Ramus François Joseph,
boulanger, puis aubergiste à la Ville et cultivateur, marié avec Marie
Angélique Tavel, avait effectué son service militaire en « Afrique ».
Il prend possession d’une concession à Kouanine le 18 mai 1875 sur laquelle il
devait s’installer avec son épouse, leurs trois enfants et son beau-frère
Joseph Tavel.
La taille des concessions varie de manière importante :
de 15 ha pour la concession de Jourdan à 64 ha pour celle-ci. Cela tient à la
qualité des sols. L’un des pièges dans lesquels de nombreux colons se firent
prendre, notamment avec les concessions de grande taille, a été la nécessité de
bonifier tout ou partie des terres avec des engrais.

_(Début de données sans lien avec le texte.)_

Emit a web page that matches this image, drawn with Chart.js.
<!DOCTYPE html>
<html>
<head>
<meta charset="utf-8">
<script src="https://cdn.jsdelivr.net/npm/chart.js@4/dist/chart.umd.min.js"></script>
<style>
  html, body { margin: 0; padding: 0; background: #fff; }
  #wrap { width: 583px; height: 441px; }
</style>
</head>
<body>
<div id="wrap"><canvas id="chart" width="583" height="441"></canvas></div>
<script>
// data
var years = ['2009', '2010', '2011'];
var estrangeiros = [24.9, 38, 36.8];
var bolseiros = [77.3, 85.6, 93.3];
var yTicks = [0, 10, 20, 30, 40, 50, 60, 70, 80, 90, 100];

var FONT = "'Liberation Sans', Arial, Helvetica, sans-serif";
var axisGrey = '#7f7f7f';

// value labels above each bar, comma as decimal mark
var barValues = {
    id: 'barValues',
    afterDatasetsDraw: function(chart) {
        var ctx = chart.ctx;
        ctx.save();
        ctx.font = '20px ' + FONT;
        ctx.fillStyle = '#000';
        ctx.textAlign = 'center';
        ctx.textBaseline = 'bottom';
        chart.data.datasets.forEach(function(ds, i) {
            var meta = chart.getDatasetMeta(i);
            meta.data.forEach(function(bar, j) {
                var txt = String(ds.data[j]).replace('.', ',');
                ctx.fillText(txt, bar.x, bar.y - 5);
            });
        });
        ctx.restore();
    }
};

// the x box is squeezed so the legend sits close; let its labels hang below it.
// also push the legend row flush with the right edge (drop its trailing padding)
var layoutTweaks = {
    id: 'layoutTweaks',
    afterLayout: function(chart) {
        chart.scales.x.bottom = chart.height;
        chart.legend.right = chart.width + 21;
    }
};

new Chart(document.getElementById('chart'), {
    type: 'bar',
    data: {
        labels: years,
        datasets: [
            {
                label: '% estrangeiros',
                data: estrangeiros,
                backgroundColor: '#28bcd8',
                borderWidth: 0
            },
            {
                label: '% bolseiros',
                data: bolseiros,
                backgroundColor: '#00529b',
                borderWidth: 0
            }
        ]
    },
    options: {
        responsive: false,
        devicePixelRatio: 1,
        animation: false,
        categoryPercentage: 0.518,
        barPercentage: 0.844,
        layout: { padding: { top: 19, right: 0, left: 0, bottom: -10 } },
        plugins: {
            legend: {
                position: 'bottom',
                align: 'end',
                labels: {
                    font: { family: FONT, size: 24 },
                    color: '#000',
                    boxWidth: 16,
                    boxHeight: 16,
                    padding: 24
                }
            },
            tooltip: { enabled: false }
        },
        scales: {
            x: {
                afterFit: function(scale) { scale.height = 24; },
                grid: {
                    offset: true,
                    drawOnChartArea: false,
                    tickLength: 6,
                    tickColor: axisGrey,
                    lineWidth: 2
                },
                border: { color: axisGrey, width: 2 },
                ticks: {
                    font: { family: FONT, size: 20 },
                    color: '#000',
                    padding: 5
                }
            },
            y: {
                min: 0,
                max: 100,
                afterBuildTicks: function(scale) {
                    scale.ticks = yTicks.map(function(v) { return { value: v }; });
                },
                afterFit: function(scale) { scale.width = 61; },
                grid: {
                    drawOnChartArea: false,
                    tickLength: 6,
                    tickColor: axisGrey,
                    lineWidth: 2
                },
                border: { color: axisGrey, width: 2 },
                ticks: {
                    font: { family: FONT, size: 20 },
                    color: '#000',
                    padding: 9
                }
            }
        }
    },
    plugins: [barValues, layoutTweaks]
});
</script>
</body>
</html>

Les colons venus avec un trop
petit capital ou pas assez de personnes en mesure de travailler dur, ne
pouvaient obtenir une exploitation rentable et devaient vendre puis partir
chercher du travail dans des villes ou rentrer au pays. Ce fut le cas de François
Joseph qui était venu avec son seul fils aîné au lieu de toutes les personnes
annoncées : épouse, beau-frère et trois enfants en âge de travailler. Ne pouvant
payer ses dettes, le bail est cedé.
Coquand Jean, de
Pinsot, installera en 1883, une concession à Aïn Zaouïa avec son épouse Gavet
Jeannette et leurs enfants Pierre et Henri.
Les deux enfants deviendront
instituteurs, Pierre à Birkhadem près d’Alger où il se mariera en 1898, Henri à
Alger où il se mariera en 1899. Les actes de mariage indiquent que le père
réside à Birkhadem. La concession avait donc été revendue à une date non connue.
Mais toute la famille est restée en Algérie.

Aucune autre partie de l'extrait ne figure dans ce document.